Operational risk covers the various risks — anticipated or otherwise — that create short-term business disruptions, leading to more significant financial, reputational, and legal ramifications down the road. They include but are not limited to accounts receivable issues, a pattern of negative customer feedback (or an “acute” event like a viral social media post), weather-related disruptions, and much more.

“Operational risk management involves identifying, assessing and mitigating these risks to reduce the likelihood and impact of potential losses,” says Cole Stryker, editorial lead for AI models at IBM.

How to Manage It:

As with strategic risk mitigation, careful planning is important. Specifically, game out contingencies for every operational risk you can dream up and ensure you have a business continuity plan that is ready to deploy as soon as the need arises.

  1. Legal Risk

Legal business risks encompass threats that may expose your business (or its shareholders, employees, and other stakeholders) to lawsuits or criminal proceedings. 

Broadly speaking, legal risks include contract disputes with customers and vendors, potentially illegal or tortious activity by employees or officers, company liability for customer injuries, and issues related to labor or regulatory relations. Some risks can be categorized as legal and compliance-related, but the distinction is comparatively less important than mitigating the damage in the first place.

How to Manage It:

Managing legal risk requires a multifaceted approach, says Jeffrey Wolff, risk management expert with Reveal.

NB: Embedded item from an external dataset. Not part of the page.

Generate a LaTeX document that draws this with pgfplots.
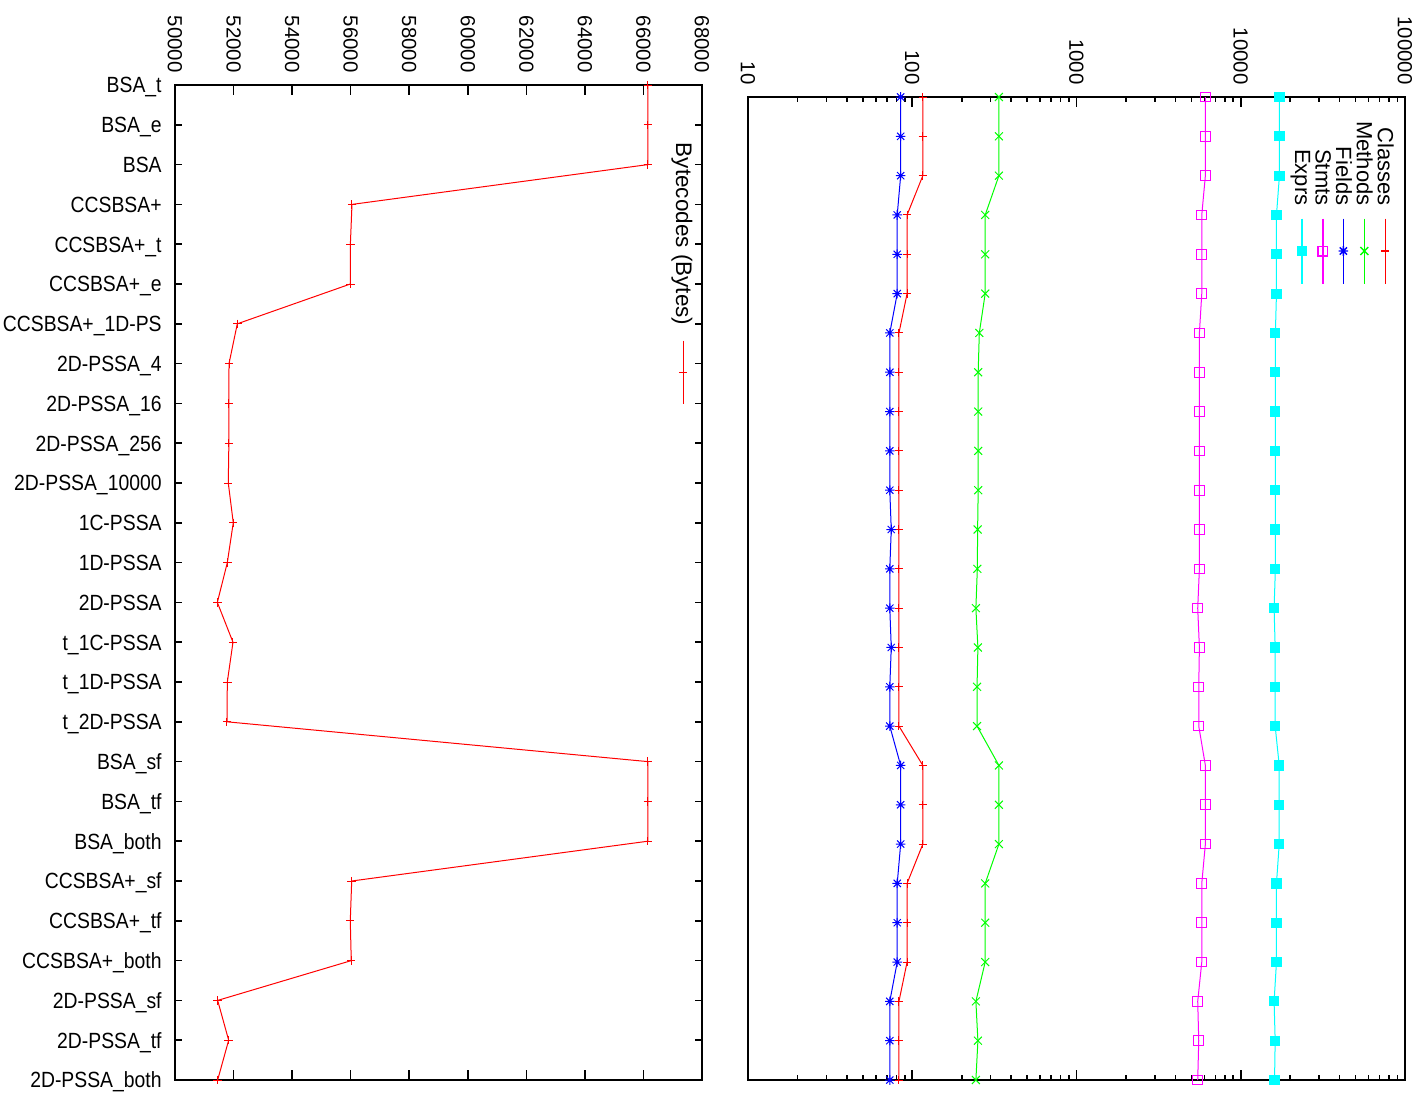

Leaders should prioritize information governance to reduce legal exposure, monitor cyber vulnerabilities and quickly identify intrusions, regularly review and amend contracts, make contingency plans for inevitable legal disputes, and use technology to manage risk and speed time to resolution.

On this last point, “technology lets corporate legal teams detect and manage risks quickly and efficiently, preventing their organizations from suffering greater losses than necessary and showing regulators and stakeholders alike that they’re compliant and responsible,” Wolff says.

It’s a Risky World Out There

If you can understand and master these six forms of business risk, you’ll be better prepared than before to guide your enterprise into the future. Unfortunately, you still won’t have all the answers. 

It’s not just that there are other forms of risk not mentioned here. Seasoned executives like Allana could tell you all about those, and perhaps you’ve encountered a few yourself. The crux of the matter is that while the various situational risks businesses face might “rhyme,” and thus open themselves to some amount of categorization, no two incidences are exactly alike. 

The supply chain challenges you’re facing today might bear some resemblance to the ordeal your competitor went through last year, but it’s just different enough that applying the exact same lessons your competitor learned — if they’d share, that is — might lead to more problems than it solves.

By all means, learn as much as you can from those around you and those who came before. As long as you understand that in a world filled with just-so risks, you’ll need to make your own luck in the end.